The new version has three key elements.

1. Separating Company Plans from Industry Recommendations

Anthropic's RSP now distinguishes between two sets of mitigations: those the company plans to pursue regardless of what others do, and an ambitious capabilities-to-mitigations map that Anthropic believes would adequately manage advanced AI risks if implemented across the entire industry.

2. Frontier Safety Roadmap

The updated RSP introduces a requirement to develop and publish a Frontier Safety Roadmap describing concrete risk mitigation plans across Security, Alignment, Safeguards, and Policy. Goals in the Roadmap are intended to be ambitious yet achievable, providing the kind of forcing function that proved successful in earlier RSP versions.

Rather than being hard commitments, these are public goals against which Anthropic will openly grade its progress. This "nonbinding but publicly-declared" approach draws on the transparency model Anthropic has championed for frontier AI legislation (while providing far more detail than existing laws require) and on successes from previous RSP versions.

Example goals from the current Frontier Safety Roadmap include:

  • Launching "moonshot R&D" projects exploring ambitious, possibly unconventional approaches to achieving unprecedented levels of information security
  • Developing a red-teaming method (likely involving significant automation) that surpasses the collective output of the hundreds of participants in Anthropic's bug bounty program
  • Implementing systematic measures to ensure Claude behaves according to its constitution
  • Establishing comprehensive, centralized records of all critical AI development activities and using AI to analyze them for issues including concerning insider behavior (both human and AI) and security threats
  • Publishing a policy roadmap with concrete proposals for a "regulatory ladder"-policies that scale with increasing risk to help guide government AI policy

3. Risk Reports and External Review

Risk Reports build on what worked well in the previous RSP. Anthropic found that producing a proto-Risk Report-the Safeguards Report from May 2025-was valuable for internal understanding and public communication of risks. Risk Reports extend this into a more systematic, comprehensive practice.

These reports will provide detailed information about the safety profile of Anthropic's models at the time of publication. They go beyond describing model capabilities to explain how capabilities, threat models (the specific ways models might pose threats), and active risk mitigations fit together, offering an overall risk assessment. Risk Reports will be published online (with some redactions[^1]) every 3–6 months.

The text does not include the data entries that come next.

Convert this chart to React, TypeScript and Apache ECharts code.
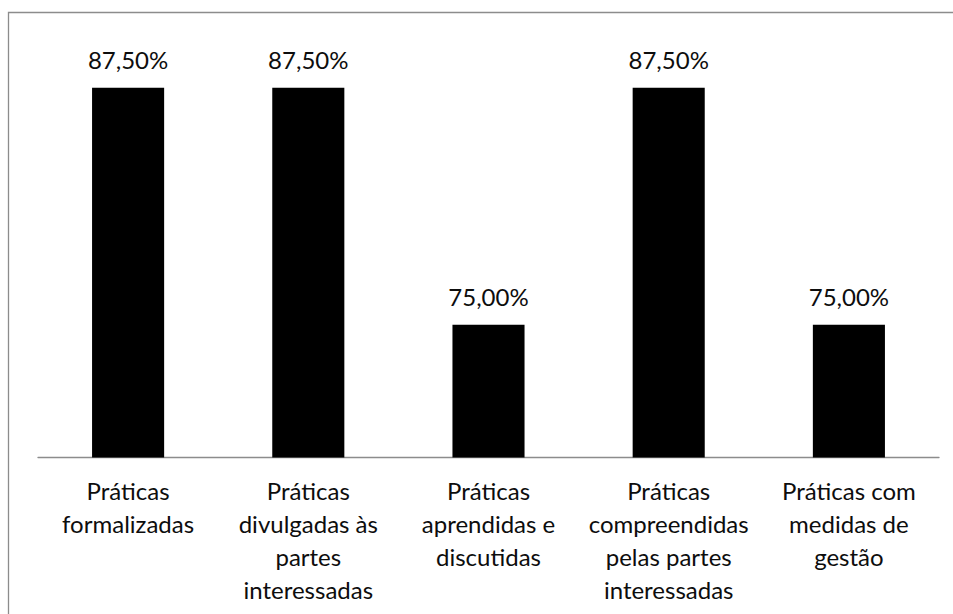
import React, { useEffect, useRef } from "react";
import * as echarts from "echarts";

// Share of practices in each category (fraction of 1)
const categories: string[] = [
  "Práticas\nformalizadas",
  "Práticas\ndivulgadas às\npartes\ninteressadas",
  "Práticas\naprendidas e\ndiscutidas",
  "Práticas\ncompreendidas\npelas partes\ninteressadas",
  "Práticas com\nmedidas de\ngestão",
];
const shares: number[] = [0.875, 0.875, 0.75, 0.875, 0.75];

const FONT = "Lato, 'Open Sans', sans-serif";

const formatPct = (v: number) => (v * 100).toFixed(2).replace(".", ",") + "%";

export default function App() {
  const ref = useRef<HTMLDivElement>(null);

  useEffect(() => {
    if (!ref.current) return;
    const chart = echarts.init(ref.current, null, { renderer: "svg" });
    chart.setOption({
      animation: false,
      backgroundColor: "#ffffff",
      textStyle: { fontFamily: FONT },
      grid: { left: 38, right: 14, top: 40.4, bottom: 156.5 },
      graphic: [
        {
          type: "rect",
          shape: { x: 8.5, y: 12.5, width: 1200, height: 1200 },
          style: { fill: "none", stroke: "#8c8c8c", lineWidth: 1.3 },
          silent: true,
        },
      ],
      xAxis: {
        type: "category",
        data: categories,
        axisLine: { show: true, lineStyle: { color: "#8c8c8c", width: 1.3 } },
        axisTick: { show: false },
        axisLabel: {
          interval: 0,
          color: "#0d0d0d",
          fontFamily: FONT,
          fontSize: 24,
          lineHeight: 33,
          margin: 16,
          align: "center",
        },
      },
      yAxis: {
        type: "value",
        min: 0.68,
        max: 0.9,
        interval: 0.02,
        show: false,
        splitLine: { show: false },
      },
      series: [
        {
          type: "bar",
          data: shares,
          barWidth: "40%",
          itemStyle: { color: "#000" },
          label: {
            show: true,
            position: "top",
            distance: 13,
            color: "#0d0d0d",
            fontFamily: FONT,
            fontSize: 24,
            lineHeight: 30,
            formatter: (p: any) => formatPct(p.value),
          },
        },
      ],
    });
    return () => chart.dispose();
  }, []);

  return (
    <div
      ref={ref}
      style={{ position: "absolute", left: 0, top: 0, width: 953, height: 614 }}
    />
  );
}
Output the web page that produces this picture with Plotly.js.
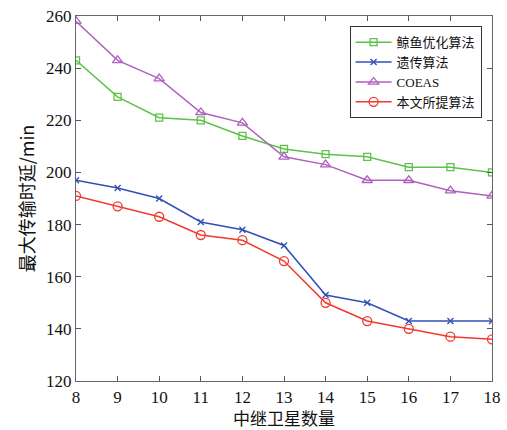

The new RSP also requires external review of Risk Reports under certain circumstances. Anthropic will appoint expert third-party reviewers who are deeply familiar with AI safety research, incentivized to be candid about the company's safety position, and free of major conflicts of interest. These reviewers will have unredacted or minimally-redacted access to Risk Reports and will subject Anthropic's reasoning, analysis, and decision-making to comprehensive public review. Although current models do not yet require external review, Anthropic is already running pilots and working toward this goal.

Risk Reports will also address gaps between Anthropic's current safety and security measures and the company's more ambitious industry-wide recommendations. Anthropic hopes that describing and publicizing such gaps will contribute to public awareness and beneficial policy change.

Conclusion

The Responsible Scaling Policy was always intended to be a living document with the flexibility to evolve as AI models become more capable. This third revision amplifies what worked in previous versions, commits Anthropic to greater transparency about its plans and risk considerations, and separates industry-wide recommendations from what the company can achieve on its own. In that same spirit of pragmatism, Anthropic will continue revising and refining the RSP and its methods for evaluating and mitigating risks as the technology evolves.

[^1]: As discussed in the RSP, Anthropic aims to minimize redactions in the public version of Risk Reports. Reasons for potential redactions include legal compliance, intellectual property protection, public safety, and privacy.